*TASK TO COMPLETE:*
Please return exactly the run of lines that begins with the line containing "Reproduce this chart with matplotlib." and ends with the line containing "fig.text(17 / 923, 1", pictures excluded.

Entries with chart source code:

────

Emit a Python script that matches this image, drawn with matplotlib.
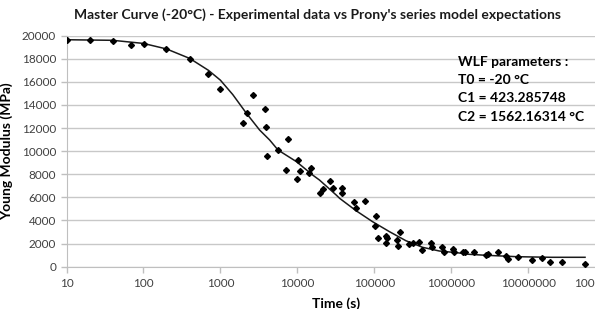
import numpy as np
import matplotlib
matplotlib.use("Agg")
import matplotlib.pyplot as plt

plt.rcParams['font.family'] = ['Lato', 'DejaVu Sans']

# experimental points (time in s, modulus in MPa)
exp_time = [10, 20, 40, 69, 101, 197, 400, 698, 980, 1963, 2213, 2650, 3837, 3908,
            4018, 5586, 7030, 7534, 9770, 10140, 10890, 14390, 15280, 19800, 21900,
            26400, 28900, 37800, 37800, 55200, 58000, 76000, 101000, 107000, 112000,
            142000, 142000, 146000, 195000, 203000, 218000, 285000, 315000, 377000,
            412000, 546000, 556000, 757000, 811000, 1070000, 1100000, 1430000,
            1520000, 2000000, 2820000, 3020000, 4070000, 5200000, 5500000, 7300000,
            11100000, 15000000, 19200000, 27300000, 54700000]
exp_modulus = [19650, 19600, 19540, 19195, 19255, 18820, 17955, 16660, 15385, 12415,
               13335, 14866, 13680, 12070, 9610, 10104, 8372, 11030, 7593, 9238, 8312,
               8087, 8545, 6407, 6700, 7420, 6840, 6788, 6350, 5602, 5056, 5662, 3550,
               4416, 2511, 2684, 2026, 2511, 2312, 1792, 2978, 1965, 2078, 2113, 1446,
               2026, 1680, 1680, 1299, 1506, 1299, 1299, 1299, 1247, 987, 1100, 1273,
               926, 693, 840, 554, 779, 407, 381, 208]

# Prony series model curve
model_time = [10, 40, 100, 200, 400, 700, 1000, 1450, 2170, 3240, 4370, 5620, 9770,
              15800, 19400, 32000, 35500, 58000, 95000, 158000, 258000, 425000,
              700000, 1200000, 1700000, 2800000, 7200000, 20000000, 55000000]
model_modulus = [19650, 19600, 19330, 18850, 18030, 17000, 16150, 14900, 13300, 11830,
                 10970, 10100, 9090, 7940, 7506, 6210, 5920, 4850, 3900, 3030, 2250,
                 1680, 1360, 1210, 1074, 990, 866, 814, 814]

x_ticks = [10, 100, 1000, 10000, 100000, 1000000, 10000000, 100000000]
y_ticks = list(range(0, 20001, 2000))
wlf_lines = ["WLF parameters :", "T0 = -20 \u00b0C", "C1 = 423.285748", "C2 = 1562.16314 \u00b0C"]

fig = plt.figure(figsize=(5.95, 3.09), dpi=100)
ax = fig.add_axes([0.1118, 0.1369, 0.905, 0.7476])

ax.plot(model_time, model_modulus, color="#1a1a1a", lw=1.1, zorder=3)
ax.plot(exp_time, exp_modulus, ls="none", marker="D", ms=3.0, color="black", zorder=4)

ax.set_xscale("log")
ax.set_xlim(10, 1e8)
ax.set_ylim(0, 20000)
ax.set_xticks(x_ticks)
ax.set_xticklabels([str(t) for t in x_ticks])
ax.xaxis.set_minor_locator(matplotlib.ticker.NullLocator())
ax.set_yticks(y_ticks)
ax.set_yticklabels([str(v) for v in y_ticks])
ax.grid(axis="y", color="#c8c8c8", lw=1)
ax.set_axisbelow(True)

for side in ("top", "right"):
    ax.spines[side].set_visible(False)
for side in ("left", "bottom"):
    ax.spines[side].set_color("#bfbfbf")
ax.tick_params(axis="both", colors="#bfbfbf", labelcolor="#404040", labelsize=8.5,
               length=4, width=1)
ax.tick_params(axis="x", pad=4)

ax.set_xlabel("Time (s)", fontsize=10, fontweight="bold", labelpad=6)
ax.set_ylabel("Young Modulus (MPa)", fontsize=10, fontweight="bold", labelpad=6)

fig.text(0.533, 0.952, "Master Curve (-20\u00b0C) - Experimental data vs Prony's series model expectations",
         ha="center", va="center", fontsize=10, fontweight="bold", color="#1a1a1a")

for i, line in enumerate(wlf_lines):
    fig.text(0.769, 1 - (62 + i * 18.2) / 309, line, ha="left", va="center",
             fontsize=10, fontweight="bold", color="black")

fig.savefig("out.png", dpi=100)
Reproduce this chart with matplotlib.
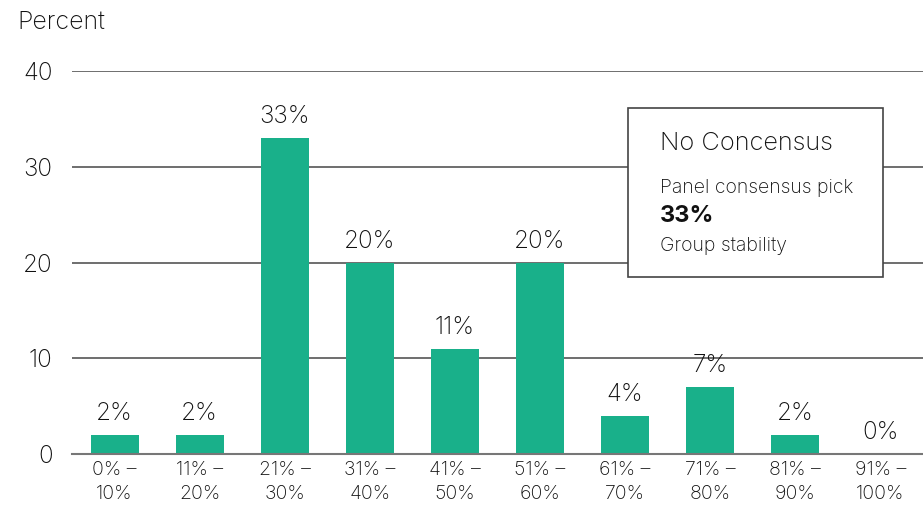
import matplotlib.pyplot as plt
from matplotlib.patches import Rectangle

plt.rcParams['font.family'] = ['Inter', 'DejaVu Sans']
plt.rcParams['font.weight'] = 'light'

categories = ['0% –\n10%', '11% –\n20%', '21% –\n30%', '31% –\n40%', '41% –\n50%',
              '51% –\n60%', '61% –\n70%', '71% –\n80%', '81% –\n90%', '91% –\n100%']
shares = [2, 2, 33, 20, 11, 20, 4, 7, 2, 0]
y_ticks = [0, 10, 20, 30, 40]

bar_color = '#19b08a'
text_color = '#111111'

fig = plt.figure(figsize=(9.23, 5.05), dpi=100)
ax = fig.add_axes([72 / 923, 51 / 505, 851 / 923, 383 / 505])

x = list(range(len(categories)))
ax.bar(x, shares, width=0.565, color=bar_color, zorder=3)
for xi, v in zip(x, shares):
    ax.text(xi, v + 1.0, f'{v}%', ha='center', va='bottom', fontsize=17.5, color=text_color)

ax.set_xlim(-0.5, 9.5)
ax.set_ylim(0, 40)
ax.set_yticks(y_ticks)
ax.set_xticks(x)
ax.set_xticklabels(categories, fontsize=14, color=text_color, linespacing=1.4)
ax.tick_params(axis='y', length=0, pad=14, labelsize=17.5, labelcolor=text_color)
ax.tick_params(axis='x', length=0, pad=5)
ax.yaxis.grid(True, color='#555555', linewidth=1.2, zorder=0)
for side in ['top', 'right', 'left']:
    ax.spines[side].set_visible(False)
ax.spines['bottom'].set_color('#777777')
ax.spines['bottom'].set_linewidth(1.5)
ax.spines['bottom'].set_zorder(4)

fig.text(17 / 923, 1 - 22 / 505, 'Percent', fontsize=18, color=text_color, va='center')

# info box in the upper right
box = Rectangle((628 / 923, 1 - 277 / 505), 255 / 923, 169 / 505, transform=fig.transFigure,
                facecolor='white', edgecolor='#444444', linewidth=1.2, zorder=5)
fig.patches.append(box)
fig.text(660 / 923, 1 - 143 / 505, 'No Concensus', fontsize=18.3, color=text_color, va='center', zorder=6)
fig.text(660 / 923, 1 - 188 / 505, 'Panel consensus pick', fontsize=14, color=text_color, va='center', zorder=6)
fig.text(660 / 923, 1 - 216 / 505, '33%', fontsize=17, fontweight='bold', color='#111111', va='center', zorder=6)
fig.text(660 / 923, 1 - 246 / 505, 'Group stability', fontsize=14, color=text_color, va='center', zorder=6)

fig.savefig('out.png', dpi=100)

────

*ANSWER TO THE PROBLEM:*
Reproduce this chart with matplotlib.
import matplotlib.pyplot as plt
from matplotlib.patches import Rectangle

plt.rcParams['font.family'] = ['Inter', 'DejaVu Sans']
plt.rcParams['font.weight'] = 'light'

categories = ['0% –\n10%', '11% –\n20%', '21% –\n30%', '31% –\n40%', '41% –\n50%',
              '51% –\n60%', '61% –\n70%', '71% –\n80%', '81% –\n90%', '91% –\n100%']
shares = [2, 2, 33, 20, 11, 20, 4, 7, 2, 0]
y_ticks = [0, 10, 20, 30, 40]

bar_color = '#19b08a'
text_color = '#111111'

fig = plt.figure(figsize=(9.23, 5.05), dpi=100)
ax = fig.add_axes([72 / 923, 51 / 505, 851 / 923, 383 / 505])

x = list(range(len(categories)))
ax.bar(x, shares, width=0.565, color=bar_color, zorder=3)
for xi, v in zip(x, shares):
    ax.text(xi, v + 1.0, f'{v}%', ha='center', va='bottom', fontsize=17.5, color=text_color)

ax.set_xlim(-0.5, 9.5)
ax.set_ylim(0, 40)
ax.set_yticks(y_ticks)
ax.set_xticks(x)
ax.set_xticklabels(categories, fontsize=14, color=text_color, linespacing=1.4)
ax.tick_params(axis='y', length=0, pad=14, labelsize=17.5, labelcolor=text_color)
ax.tick_params(axis='x', length=0, pad=5)
ax.yaxis.grid(True, color='#555555', linewidth=1.2, zorder=0)
for side in ['top', 'right', 'left']:
    ax.spines[side].set_visible(False)
ax.spines['bottom'].set_color('#777777')
ax.spines['bottom'].set_linewidth(1.5)
ax.spines['bottom'].set_zorder(4)

fig.text(17 / 923, 1 - 22 / 505, 'Percent', fontsize=18, color=text_color, va='center')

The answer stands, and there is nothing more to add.